▶ _Your goal_
Retype everything in the listing, leaving each line exactly as it is.

▶ _Information shown_
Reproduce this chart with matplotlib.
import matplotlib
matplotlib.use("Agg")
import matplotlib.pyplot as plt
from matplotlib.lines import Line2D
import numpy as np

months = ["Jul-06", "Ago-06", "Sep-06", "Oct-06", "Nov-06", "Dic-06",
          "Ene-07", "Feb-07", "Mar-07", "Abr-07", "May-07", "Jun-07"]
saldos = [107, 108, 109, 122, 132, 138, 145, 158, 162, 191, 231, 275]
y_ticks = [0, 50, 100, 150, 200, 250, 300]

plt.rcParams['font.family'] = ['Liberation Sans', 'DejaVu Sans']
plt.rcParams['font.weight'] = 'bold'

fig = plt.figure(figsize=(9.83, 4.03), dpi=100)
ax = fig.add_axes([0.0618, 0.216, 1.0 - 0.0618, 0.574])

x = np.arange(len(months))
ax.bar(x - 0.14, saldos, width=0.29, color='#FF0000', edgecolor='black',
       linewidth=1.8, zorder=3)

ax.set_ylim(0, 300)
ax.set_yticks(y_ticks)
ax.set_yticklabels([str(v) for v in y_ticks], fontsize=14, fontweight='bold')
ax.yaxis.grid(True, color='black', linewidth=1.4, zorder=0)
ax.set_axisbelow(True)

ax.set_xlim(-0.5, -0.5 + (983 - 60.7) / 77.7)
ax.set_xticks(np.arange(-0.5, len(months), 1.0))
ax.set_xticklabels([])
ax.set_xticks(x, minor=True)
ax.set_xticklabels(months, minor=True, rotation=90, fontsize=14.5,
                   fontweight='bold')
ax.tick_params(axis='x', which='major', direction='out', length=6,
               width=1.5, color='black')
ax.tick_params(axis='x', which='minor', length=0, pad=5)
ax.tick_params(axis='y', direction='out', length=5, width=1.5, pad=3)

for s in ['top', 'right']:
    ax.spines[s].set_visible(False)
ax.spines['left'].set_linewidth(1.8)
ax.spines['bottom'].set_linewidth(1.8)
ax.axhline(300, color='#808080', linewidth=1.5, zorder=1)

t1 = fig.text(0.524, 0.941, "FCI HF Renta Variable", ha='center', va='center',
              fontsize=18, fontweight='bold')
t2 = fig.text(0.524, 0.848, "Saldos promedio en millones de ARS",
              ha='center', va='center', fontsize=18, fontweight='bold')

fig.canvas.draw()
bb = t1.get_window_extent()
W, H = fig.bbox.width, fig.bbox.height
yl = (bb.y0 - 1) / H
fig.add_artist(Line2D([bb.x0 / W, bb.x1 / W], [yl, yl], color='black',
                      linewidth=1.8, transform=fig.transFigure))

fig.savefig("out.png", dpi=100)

▶ _Expected answer_
Reproduce this chart with matplotlib.
import matplotlib
matplotlib.use("Agg")
import matplotlib.pyplot as plt
from matplotlib.lines import Line2D
import numpy as np

months = ["Jul-06", "Ago-06", "Sep-06", "Oct-06", "Nov-06", "Dic-06",
          "Ene-07", "Feb-07", "Mar-07", "Abr-07", "May-07", "Jun-07"]
saldos = [107, 108, 109, 122, 132, 138, 145, 158, 162, 191, 231, 275]
y_ticks = [0, 50, 100, 150, 200, 250, 300]

plt.rcParams['font.family'] = ['Liberation Sans', 'DejaVu Sans']
plt.rcParams['font.weight'] = 'bold'

fig = plt.figure(figsize=(9.83, 4.03), dpi=100)
ax = fig.add_axes([0.0618, 0.216, 1.0 - 0.0618, 0.574])

x = np.arange(len(months))
ax.bar(x - 0.14, saldos, width=0.29, color='#FF0000', edgecolor='black',
       linewidth=1.8, zorder=3)

ax.set_ylim(0, 300)
ax.set_yticks(y_ticks)
ax.set_yticklabels([str(v) for v in y_ticks], fontsize=14, fontweight='bold')
ax.yaxis.grid(True, color='black', linewidth=1.4, zorder=0)
ax.set_axisbelow(True)

ax.set_xlim(-0.5, -0.5 + (983 - 60.7) / 77.7)
ax.set_xticks(np.arange(-0.5, len(months), 1.0))
ax.set_xticklabels([])
ax.set_xticks(x, minor=True)
ax.set_xticklabels(months, minor=True, rotation=90, fontsize=14.5,
                   fontweight='bold')
ax.tick_params(axis='x', which='major', direction='out', length=6,
               width=1.5, color='black')
ax.tick_params(axis='x', which='minor', length=0, pad=5)
ax.tick_params(axis='y', direction='out', length=5, width=1.5, pad=3)

for s in ['top', 'right']:
    ax.spines[s].set_visible(False)
ax.spines['left'].set_linewidth(1.8)
ax.spines['bottom'].set_linewidth(1.8)
ax.axhline(300, color='#808080', linewidth=1.5, zorder=1)

t1 = fig.text(0.524, 0.941, "FCI HF Renta Variable", ha='center', va='center',
              fontsize=18, fontweight='bold')
t2 = fig.text(0.524, 0.848, "Saldos promedio en millones de ARS",
              ha='center', va='center', fontsize=18, fontweight='bold')

fig.canvas.draw()
bb = t1.get_window_extent()
W, H = fig.bbox.width, fig.bbox.height
yl = (bb.y0 - 1) / H
fig.add_artist(Line2D([bb.x0 / W, bb.x1 / W], [yl, yl], color='black',
                      linewidth=1.8, transform=fig.transFigure))

fig.savefig("out.png", dpi=100)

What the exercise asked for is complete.